Dr. Siva is a 1975 Indian Tamil-language film, directed and produced by A. C. Tirulokchandar. The film stars Sivaji Ganesan, Manjula, V. K. Ramasamy and Major Sundarrajan. It was released on 2 November 1975.

== Plot ==

Dr. Siva is a well-to-do, well respected and a fun-loving doctor. He meets and falls in love with Geetha and they get married. However, trouble enters their life in form of Ammu who Siva sees as a sister with everyone else misunderstanding their relationship.
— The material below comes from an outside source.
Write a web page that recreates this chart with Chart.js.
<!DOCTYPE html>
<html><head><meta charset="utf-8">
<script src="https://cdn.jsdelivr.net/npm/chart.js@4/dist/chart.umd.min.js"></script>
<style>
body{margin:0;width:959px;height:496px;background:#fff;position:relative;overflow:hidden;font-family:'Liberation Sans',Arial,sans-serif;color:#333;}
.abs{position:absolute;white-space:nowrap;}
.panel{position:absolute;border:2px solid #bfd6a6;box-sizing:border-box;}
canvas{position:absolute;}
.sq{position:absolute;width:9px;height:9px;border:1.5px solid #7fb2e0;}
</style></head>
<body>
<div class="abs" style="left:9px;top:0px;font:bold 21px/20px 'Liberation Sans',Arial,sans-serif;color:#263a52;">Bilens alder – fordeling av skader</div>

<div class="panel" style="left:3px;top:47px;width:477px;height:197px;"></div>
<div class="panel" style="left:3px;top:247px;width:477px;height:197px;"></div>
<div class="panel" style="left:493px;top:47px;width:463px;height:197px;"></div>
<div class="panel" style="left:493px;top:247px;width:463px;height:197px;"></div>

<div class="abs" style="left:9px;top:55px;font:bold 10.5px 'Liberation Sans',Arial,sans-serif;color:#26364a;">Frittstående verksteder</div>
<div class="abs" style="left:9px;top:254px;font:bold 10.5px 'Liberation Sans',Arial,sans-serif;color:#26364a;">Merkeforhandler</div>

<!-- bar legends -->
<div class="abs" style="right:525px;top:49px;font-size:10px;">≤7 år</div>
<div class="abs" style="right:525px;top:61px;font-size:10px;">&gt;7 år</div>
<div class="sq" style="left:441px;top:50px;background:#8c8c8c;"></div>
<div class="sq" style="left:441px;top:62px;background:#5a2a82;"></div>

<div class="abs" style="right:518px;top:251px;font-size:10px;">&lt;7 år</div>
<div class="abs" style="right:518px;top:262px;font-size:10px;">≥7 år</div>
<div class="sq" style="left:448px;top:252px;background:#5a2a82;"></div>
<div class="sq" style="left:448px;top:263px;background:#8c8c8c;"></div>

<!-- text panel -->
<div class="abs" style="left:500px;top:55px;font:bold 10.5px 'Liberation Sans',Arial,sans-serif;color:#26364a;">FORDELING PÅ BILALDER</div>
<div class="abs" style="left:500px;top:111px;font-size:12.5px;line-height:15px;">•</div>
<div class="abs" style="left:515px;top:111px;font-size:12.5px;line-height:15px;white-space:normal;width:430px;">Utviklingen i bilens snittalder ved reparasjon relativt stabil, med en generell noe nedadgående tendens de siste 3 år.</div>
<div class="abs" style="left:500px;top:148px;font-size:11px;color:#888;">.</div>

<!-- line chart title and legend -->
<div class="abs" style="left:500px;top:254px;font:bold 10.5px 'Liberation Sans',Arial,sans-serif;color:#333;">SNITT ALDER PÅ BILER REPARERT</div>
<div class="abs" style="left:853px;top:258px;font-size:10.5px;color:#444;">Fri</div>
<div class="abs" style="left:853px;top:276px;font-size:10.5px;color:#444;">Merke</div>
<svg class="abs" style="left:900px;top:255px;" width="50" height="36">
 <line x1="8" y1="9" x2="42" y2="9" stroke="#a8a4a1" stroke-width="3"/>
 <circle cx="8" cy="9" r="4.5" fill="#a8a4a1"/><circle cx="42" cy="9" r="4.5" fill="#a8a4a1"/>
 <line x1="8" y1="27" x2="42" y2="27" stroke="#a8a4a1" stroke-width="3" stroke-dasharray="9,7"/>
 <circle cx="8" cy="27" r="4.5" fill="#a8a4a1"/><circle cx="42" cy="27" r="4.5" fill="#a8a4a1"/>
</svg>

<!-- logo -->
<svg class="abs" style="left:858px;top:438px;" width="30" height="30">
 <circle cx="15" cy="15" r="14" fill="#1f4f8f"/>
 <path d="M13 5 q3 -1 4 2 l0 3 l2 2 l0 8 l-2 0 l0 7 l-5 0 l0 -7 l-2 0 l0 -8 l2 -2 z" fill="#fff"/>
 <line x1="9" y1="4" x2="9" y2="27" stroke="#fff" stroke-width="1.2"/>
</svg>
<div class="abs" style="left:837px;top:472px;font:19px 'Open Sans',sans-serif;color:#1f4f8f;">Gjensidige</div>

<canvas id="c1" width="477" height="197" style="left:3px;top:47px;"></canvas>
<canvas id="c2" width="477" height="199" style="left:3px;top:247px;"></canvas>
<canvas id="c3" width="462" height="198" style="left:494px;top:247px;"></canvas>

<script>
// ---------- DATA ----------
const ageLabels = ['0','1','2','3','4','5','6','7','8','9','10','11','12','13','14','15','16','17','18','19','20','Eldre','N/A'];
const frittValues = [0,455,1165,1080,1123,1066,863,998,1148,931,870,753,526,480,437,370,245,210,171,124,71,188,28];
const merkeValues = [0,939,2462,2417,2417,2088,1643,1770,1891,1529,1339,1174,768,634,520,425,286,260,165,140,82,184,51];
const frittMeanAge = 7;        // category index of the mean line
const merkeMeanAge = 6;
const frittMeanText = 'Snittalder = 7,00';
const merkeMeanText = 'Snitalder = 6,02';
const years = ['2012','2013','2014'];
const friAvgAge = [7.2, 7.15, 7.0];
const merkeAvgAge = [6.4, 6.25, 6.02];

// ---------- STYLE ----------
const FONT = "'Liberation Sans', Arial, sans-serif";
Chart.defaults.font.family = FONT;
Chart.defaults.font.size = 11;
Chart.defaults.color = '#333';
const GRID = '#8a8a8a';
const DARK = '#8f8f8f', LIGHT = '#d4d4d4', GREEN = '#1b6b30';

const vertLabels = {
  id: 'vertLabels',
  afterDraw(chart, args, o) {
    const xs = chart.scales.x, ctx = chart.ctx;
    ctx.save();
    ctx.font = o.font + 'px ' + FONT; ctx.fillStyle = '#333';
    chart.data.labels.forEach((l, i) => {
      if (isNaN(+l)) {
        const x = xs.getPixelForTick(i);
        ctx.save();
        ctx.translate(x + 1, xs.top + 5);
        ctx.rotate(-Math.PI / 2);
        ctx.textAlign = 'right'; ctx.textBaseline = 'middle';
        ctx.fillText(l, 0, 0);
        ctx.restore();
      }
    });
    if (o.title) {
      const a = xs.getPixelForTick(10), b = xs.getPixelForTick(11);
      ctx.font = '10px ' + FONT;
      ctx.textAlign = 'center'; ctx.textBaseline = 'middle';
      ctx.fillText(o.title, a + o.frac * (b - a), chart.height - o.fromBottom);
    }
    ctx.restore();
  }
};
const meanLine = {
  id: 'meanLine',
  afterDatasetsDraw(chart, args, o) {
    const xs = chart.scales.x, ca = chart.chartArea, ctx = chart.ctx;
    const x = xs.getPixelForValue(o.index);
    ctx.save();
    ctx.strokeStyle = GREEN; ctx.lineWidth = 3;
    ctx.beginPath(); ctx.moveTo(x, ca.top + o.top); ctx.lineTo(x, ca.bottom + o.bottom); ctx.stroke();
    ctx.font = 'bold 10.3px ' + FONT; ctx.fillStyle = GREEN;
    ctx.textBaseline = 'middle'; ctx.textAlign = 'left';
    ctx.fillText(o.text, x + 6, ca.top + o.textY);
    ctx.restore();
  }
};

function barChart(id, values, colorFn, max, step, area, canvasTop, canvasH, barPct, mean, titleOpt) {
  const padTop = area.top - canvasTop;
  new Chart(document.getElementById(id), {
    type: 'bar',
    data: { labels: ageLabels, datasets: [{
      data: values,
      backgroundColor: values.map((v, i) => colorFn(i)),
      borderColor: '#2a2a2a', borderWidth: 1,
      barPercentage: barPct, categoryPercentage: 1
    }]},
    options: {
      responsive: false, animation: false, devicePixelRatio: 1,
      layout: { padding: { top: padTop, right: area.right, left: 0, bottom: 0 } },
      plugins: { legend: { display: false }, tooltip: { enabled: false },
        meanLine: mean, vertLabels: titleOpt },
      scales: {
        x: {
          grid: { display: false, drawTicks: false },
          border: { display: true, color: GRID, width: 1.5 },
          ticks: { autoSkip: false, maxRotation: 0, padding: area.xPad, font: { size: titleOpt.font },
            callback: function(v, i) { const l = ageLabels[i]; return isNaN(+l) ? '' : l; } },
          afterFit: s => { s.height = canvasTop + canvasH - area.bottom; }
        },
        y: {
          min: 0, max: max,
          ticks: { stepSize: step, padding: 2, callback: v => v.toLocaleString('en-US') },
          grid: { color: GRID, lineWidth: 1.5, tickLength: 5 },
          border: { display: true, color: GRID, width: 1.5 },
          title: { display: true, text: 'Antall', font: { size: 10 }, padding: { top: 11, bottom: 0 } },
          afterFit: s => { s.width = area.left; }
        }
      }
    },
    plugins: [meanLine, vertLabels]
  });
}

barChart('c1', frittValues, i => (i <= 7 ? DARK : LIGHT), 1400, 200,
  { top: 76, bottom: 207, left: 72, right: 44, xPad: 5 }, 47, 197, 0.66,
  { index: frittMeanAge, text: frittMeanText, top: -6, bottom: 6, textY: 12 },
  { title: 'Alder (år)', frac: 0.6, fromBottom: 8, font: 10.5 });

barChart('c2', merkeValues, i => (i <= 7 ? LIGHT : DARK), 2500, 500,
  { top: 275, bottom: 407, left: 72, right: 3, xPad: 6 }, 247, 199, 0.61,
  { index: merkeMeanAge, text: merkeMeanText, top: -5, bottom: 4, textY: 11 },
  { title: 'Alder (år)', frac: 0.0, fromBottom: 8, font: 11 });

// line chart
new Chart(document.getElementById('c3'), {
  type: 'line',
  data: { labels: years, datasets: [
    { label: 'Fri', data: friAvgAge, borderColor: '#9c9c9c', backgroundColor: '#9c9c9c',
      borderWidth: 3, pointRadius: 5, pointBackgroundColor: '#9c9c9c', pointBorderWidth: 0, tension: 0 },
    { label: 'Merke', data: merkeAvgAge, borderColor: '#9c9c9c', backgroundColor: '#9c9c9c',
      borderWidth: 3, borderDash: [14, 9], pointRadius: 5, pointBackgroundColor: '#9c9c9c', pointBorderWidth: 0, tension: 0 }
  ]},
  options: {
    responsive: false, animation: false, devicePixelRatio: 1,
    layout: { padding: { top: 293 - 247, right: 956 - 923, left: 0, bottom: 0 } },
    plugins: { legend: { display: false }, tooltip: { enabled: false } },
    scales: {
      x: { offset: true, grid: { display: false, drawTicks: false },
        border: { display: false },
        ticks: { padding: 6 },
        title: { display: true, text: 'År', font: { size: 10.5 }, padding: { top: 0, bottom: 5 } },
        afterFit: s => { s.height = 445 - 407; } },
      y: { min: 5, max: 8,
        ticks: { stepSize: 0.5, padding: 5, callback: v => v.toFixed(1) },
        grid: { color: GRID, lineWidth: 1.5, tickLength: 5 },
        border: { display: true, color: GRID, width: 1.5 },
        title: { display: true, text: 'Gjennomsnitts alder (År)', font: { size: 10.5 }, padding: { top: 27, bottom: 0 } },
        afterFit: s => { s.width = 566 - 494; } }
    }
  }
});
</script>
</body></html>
Ammu dies under mysterious circumstances and the blame falls on him. Does he clear his name?

== Soundtrack ==
All the songs were composed by M. S. Viswanathan, and written by Vaali. The song "Malare Kurinji" is set in Charukesi raga.

Track listing
| No. | Title | Singer(s) | Length |
|---|---|---|---|
| 1. | "Kannang Karutha Kuyil" | Kovai Soundarrajan | 4:38 |
| 2. | "Malarae Kurinji Malarae" | K. J. Yesudas, S. Janaki | 3:29 |
| 3. | "Nallavar Kuralukku" | T. M. Soundararajan | 5:14 |
| 4. | "Taaja Panni" | T. M. Soundararajan | 4:38 |
| 5. | "Kadhal Sarithirathai" | T. M. Soundararajan,P. Susheela | 4:38 |
| Total length: |  |  | 17:59 |

== Reception ==
Kanthan of Kalki appreciated the film for the cinematography, Tirulokchander's direction and writing, and Narayanan's dialogues. Manjula gained much notice due to appearing in glamorous, revealing clothes, contrary to the sisterly, conservative roles she played in previous films.